China’s economic growth cooled to 7.3% between July and September from a year earlier, the weakest expansion since the global financial crisis and reinforcing expectations that Beijing will need to roll out more stimulus to avert a sharper slowdown.
With a faltering property market increasingly dragging on manufacturing and investment, the reading was the slowest for the world’s second-largest economy since early 2009, when the growth rate tumbled to 6.6%.
Economists polled by Reuters had expected third-quarter growth to cool to 7.2% from 7.5% in the second quarter, adding to worries about flagging global growth which have sent financial markets tumbling in recent weeks.
On a quarter-on-quarter basis, growth eased to 1.9% versus expectations of 1.8% and down from 2% in the second quarter.
Other data released alongside the gross domestic product (GDP) report on Tuesday showed factory output rose 8% in September from a year earlier, beating expectations for a 7.5% increase and up from August’s six-year low of 6.9%.
Fixed asset investment, a key driver of the Chinese economy, was weaker than expected. It climbed 16.1% in the first nine months compared with the same period a year earlier, below forecasts for a 16.3% rise and cooling from 16.5% in the first eight months of the year.
Retail sales rose 11.6% in September from a year earlier, below analysts’ predictions of 11.8% and down from the previous month’s 11.9%.
A raft of lackluster and at times alarming economic data in recent months presaged slowing third-quarter growth in China, with the growing drag from the property market blunting the impact of stimulus measures which were rolled out earlier in the year.
Beijing is expected to announce fresh support measures in response to the weak economic picture as China is on track to miss the official 7.5% growth target for the year, analysts said ahead of the data release. However, Premier Li Keqiang has said repeatedly that the government would tolerate growth slightly lower than the target as long as the jobs market holds up.
Most economists do not expect more aggressive policy action such as interest rate cuts unless conditions sharply deteriorate.
Job market is key
The data added to expectations that growth will come in below the official 2014 target of 7.5 percent, which would be the first miss since 1999.
Premier Li Keqiang has stated repeatedly that authorities will tolerate growth slightly below target as they try to reshape the economy so it is driven more by domestic consumption and less by exports and investment.
Li has indicated that the leadership’s bottom line is maintaining employment to ward off social unrest, a policy priority. The government has said growth of 7.2 percent is needed to keep employment steady.
“Although economic growth has slowed in the third quarter, our employment and inflation situation are generally stable, which means the economy is still operating in a reasonable range,” statistics bureau spokesperson Sheng Laiyun said.

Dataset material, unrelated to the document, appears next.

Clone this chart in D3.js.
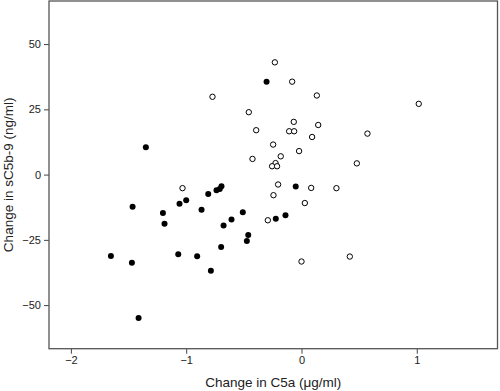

Private and official business surveys have suggested pressure on employment for much of the year, though there have been no reports of widespread layoffs.
Property headwinds
A weakening property market continued to weigh on broader activity in the third quarter, with revenue from property sales revenue and new construction tumbling in the first nine months of 2014, blunting the impact of earlier stimulus measures and a long-awaited pick-up in exports.
“The weakest part of China’s economy is still the property sector,” said Wang Tao, analyst at UBS in Hong Kong.
“The government has relaxed some controls recently and property sales may pick up in the fourth quarter. However, we may not see improvement in sectors like heavy industry and we expect the economy to continue to slow down.”
With house price declines spreading to a record number of cities and new construction tumbling, the government last month cut mortgage rates for some home buyers for the first time since the global financial crisis.
Few bright spots
Other data showed factory output rose 8.0 percent in September from a year earlier, beating expectations and marking a recovery from August’s six-year low of 6.9%.
But that appeared to be the lone bright spot. Fixed asset investment, an important driver of the economy, was weaker than expected, as were retail sales.
That followed data last week which showed inflation cooled to a near five-year low, highlighting sluggish domestic demand and a lack of pricing power for firms.
“While we do not see China will fall into a ‘hard landing’ scenario, we do see the risk of deflation is rising sharply,” ANZ economists said in a note.
The statistics agency downplayed that risk, saying there was no danger that consumer prices would fall in coming months.
While authorities have offered a steady stream of aid to more vulnerable sectors of the economy, they have ruled out massive stimulus as the country is still struggling with a mountain of debt, the hangover from 4tn yuan (US$650bn) of stimulus rolled out during 2008/09 global crisis. Government economists at top think tanks have said that if growth looked like dropping below 7%, authorities may take bolder and broader steps such as interest rate cuts.
“Today’s numbers don’t really suggest they have to do a big stimulus,” said Tim Condon, ING’s head of Asian research in Singapore.
“They can continue targeted measures. They’ve done quite a bit in the last couple of weeks. Maybe that’s enough.”